Cloud email platforms can broker access to third-party tools, delegated permissions, and administrative settings, so a compromise can affect more than inbox data. When policy drift or abused integrations are present, the platform becomes an identity control plane. That increases blast radius and makes governance, not only detection, the main security problem.
Why This Matters for Security Teams
Cloud email is no longer just a messaging service. It is often the easiest way to reach delegated inbox access, app consent grants, admin policies, forwarding rules, and connected SaaS tools. That turns a mailbox compromise into an identity event, not only a data-loss event. NHI Management Group’s Ultimate Guide to NHIs notes that 92% of organisations expose NHIs to third parties, which helps explain why email platforms can become high-value control points when integrations are over-permissioned. This is consistent with the broader identity risk picture in the NIST Cybersecurity Framework 2.0, where governance and access oversight matter as much as detection.
The common mistake is treating the email tenant as a bounded application. In practice, it behaves like an identity hub with policy, delegation, and automation hooks that can outlive a single compromise. In practice, many security teams encounter the real blast radius only after malicious forwarding, consent abuse, or admin drift has already been used to pivot into other systems.
How It Works in Practice
Cloud email platforms create identity risk through the permissions they broker, not just the messages they store. A compromised account may be able to approve OAuth grants, create transport rules, add delegates, alter security settings, or interact with mailbox-linked automation. Once an attacker controls those settings, they can persist without repeatedly logging in. That is why email platforms should be evaluated as part of the organisation’s identity control plane, alongside other NHI-heavy surfaces described in Top 10 NHI Issues.
Practically, teams should map the platform’s privilege paths rather than only its inbox features:
- Review delegated access, service principals, and mailbox-level admin roles.
- Restrict app consent and require approval for high-risk scopes.
- Monitor creation of forwarding rules, inbox rules, and tenant-wide policy changes.
- Separate human sign-in risk from automation and integration risk.
- Apply least privilege to mail workflows that trigger external actions or data movement.
For control design, current guidance suggests combining access review with continuous evaluation. The 52 NHI Breaches Analysis shows how identity misuse often spreads when long-lived credentials and excessive privilege intersect with weak governance. That is why modern email security programs increasingly align with NIST Cybersecurity Framework 2.0 and policy-driven identity controls rather than relying on mailbox alerts alone. These controls tend to break down in tenants with legacy admin models and unmanaged third-party app consent because the platform’s effective privileges are distributed across too many hidden integration points.
Common Variations and Edge Cases
Tighter mailbox control often increases operational overhead, requiring organisations to balance user productivity against privilege reduction. That tradeoff is especially visible in executive mailboxes, shared mailboxes, and automation-heavy environments where business teams expect broad delegation and fast exception handling.

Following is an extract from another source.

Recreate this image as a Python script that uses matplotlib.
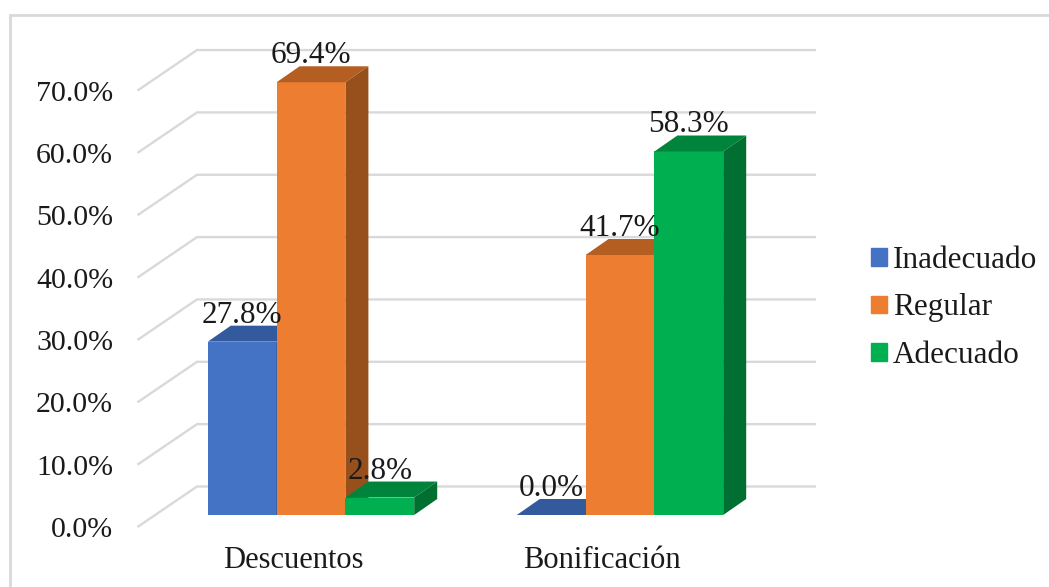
import matplotlib
matplotlib.use('Agg')
import matplotlib.pyplot as plt
from matplotlib.patches import Rectangle

plt.rcParams['font.family'] = ['Liberation Serif', 'DejaVu Serif']

# Data
categories = ['Descuentos', 'Bonificación']
series_names = ['Inadecuado', 'Regular', 'Adecuado']
inadecuado = [27.8, 0.0]
regular = [69.4, 41.7]
adecuado = [2.8, 58.3]
y_ticks = [0, 10, 20, 30, 40, 50, 60, 70]

front_colors = ['#4472C4', '#ED7D31', '#00B050']
top_colors = ['#335A9C', '#B55E22', '#00843C']
side_colors = ['#2A4A80', '#974F1C', '#006F31']

W, H = 1049, 587
fig = plt.figure(figsize=(W / 100, H / 100), dpi=100)

# Plot area in pixels
left, right = 137.5, 816
top = 50
ax = fig.add_axes([left / W, 1 - 527 / H, (right - left) / W, (527 - top) / H])

px_per_unit = 6.235
px_per_cat = 309
floor_drop = 12 / px_per_unit  # front floor edge sits below the bar bases
depth_x = 23 / px_per_cat
depth_y = 16 / px_per_unit
back_x = 59.5 / px_per_cat
back_y = 40.5 / px_per_unit

x_first = 311
ax.set_xlim((left - x_first) / px_per_cat, (right - x_first) / px_per_cat)
ax.set_ylim(-floor_drop, (527 - top) / px_per_unit - floor_drop)
for s in ax.spines.values():
    s.set_visible(False)

# Back wall and side wall gridlines
x_left, x_right = ax.get_xlim()
for v in y_ticks:
    yf = v - floor_drop
    ax.plot([x_left, x_left + back_x, x_right], [yf, yf + back_y, yf + back_y],
            color='#D9D9D9', lw=1.7, zorder=1, clip_on=False, solid_capstyle='butt')


def draw_bar(x0, w, value, idx):
    ax.bar(x0, value, width=w, align='edge', color=front_colors[idx], zorder=3,
           edgecolor='none')
    ax.fill([x0, x0 + depth_x, x0 + w + depth_x, x0 + w],
            [value, value + depth_y, value + depth_y, value],
            color=top_colors[idx], lw=0, zorder=3)
    if value > 0:
        ax.fill([x0 + w, x0 + w + depth_x, x0 + w + depth_x, x0 + w],
                [0, depth_y, value + depth_y, value],
                color=side_colors[idx], lw=0, zorder=3)


# Bars, left to right so later ones cover earlier side faces
bar_w = 68.8 / px_per_cat
values = [inadecuado, regular, adecuado]
for c in range(len(categories)):
    for i in range(len(series_names)):
        x0 = c + (i - 1.5) * bar_w
        draw_bar(x0, bar_w, values[i][c], i)
        ax.text(x0 + bar_w / 2, values[i][c] + 19 / px_per_unit,
                f'{values[i][c]:.1f}%', ha='center', va='baseline',
                fontsize=22.5, color='#1a1a1a', zorder=5)

# Category labels are centred on the floor, not on the front of the bars
ax.set_xticks([c - 18 / px_per_cat for c in range(len(categories))])
ax.set_xticklabels(categories, fontsize=22, color='#1a1a1a')
ax.set_yticks([v - floor_drop for v in y_ticks])
ax.set_yticklabels([f'{v:.1f}%' for v in y_ticks], fontsize=21.5, color='#1a1a1a')
ax.tick_params(axis='both', length=0)
ax.tick_params(axis='x', pad=14)
ax.tick_params(axis='y', pad=17.5)

handles = [Rectangle((0, 0), 1, 1, color=c) for c in front_colors]
fig.legend(handles, series_names, loc='center left',
           bbox_to_anchor=(871 / W, 1 - 308 / H), frameon=False, fontsize=22.5,
           handlelength=0.5, handleheight=0.5, handletextpad=0.2,
           labelspacing=0.59, borderpad=0, borderaxespad=0, labelcolor='#1a1a1a')

# Chart frame, open towards the right and bottom edges
fig.add_artist(Rectangle((9.5 / W, -0.05), 1200 / W, 1 - 14.5 / H + 0.05,
                         transform=fig.transFigure, fill=False,
                         edgecolor='#D9D9D9', lw=2.0))

fig.savefig('out.png', dpi=100)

There is no universal standard for this yet, but current guidance suggests treating the following cases as higher risk:
- Tenant-wide admin consent is allowed for business users or local IT teams.
- Email rules can silently forward messages to external domains.
- Shared mailboxes are used as workflow engines without clear ownership.
- Legacy mail clients or sync tools bypass modern conditional access controls.
- Service accounts are tied to email workflows but are not rotated or monitored like other NHIs.
The practical edge case is that not every mailbox compromise requires overt exfiltration to be dangerous. An attacker may only need persistent access to approvals, notifications, and delegated actions to redirect business processes. That is why cloud email governance should extend beyond anti-phishing and content inspection into identity lifecycle control, consent hygiene, and admin entitlement review. Where those controls are missing, the platform can become a durable bridge into the rest of the enterprise rather than a contained messaging problem.
Standards & Framework Alignment
This section maps relevant standards and security frameworks to the operational risks and controls described in this guidance.
OWASP Non-Human Identity Top 10 and CSA MAESTRO address the attack and risk surface, while NIST AI RMF set the governance and control requirements practitioners need to meet.
| Framework | Control / Reference | Relevance |
|---|---|---|
| OWASP Non-Human Identity Top 10 | NHI-03 | Email platforms often depend on long-lived non-human credentials and delegated access. |
| CSA MAESTRO | Email tenants act as control planes for delegated access and agentic workflow permissions. | |
| NIST AI RMF | Risk governance applies when email platforms broker identity decisions across tools and workflows. |
Define ownership, monitor misuse patterns, and reassess risk when email systems can trigger external actions.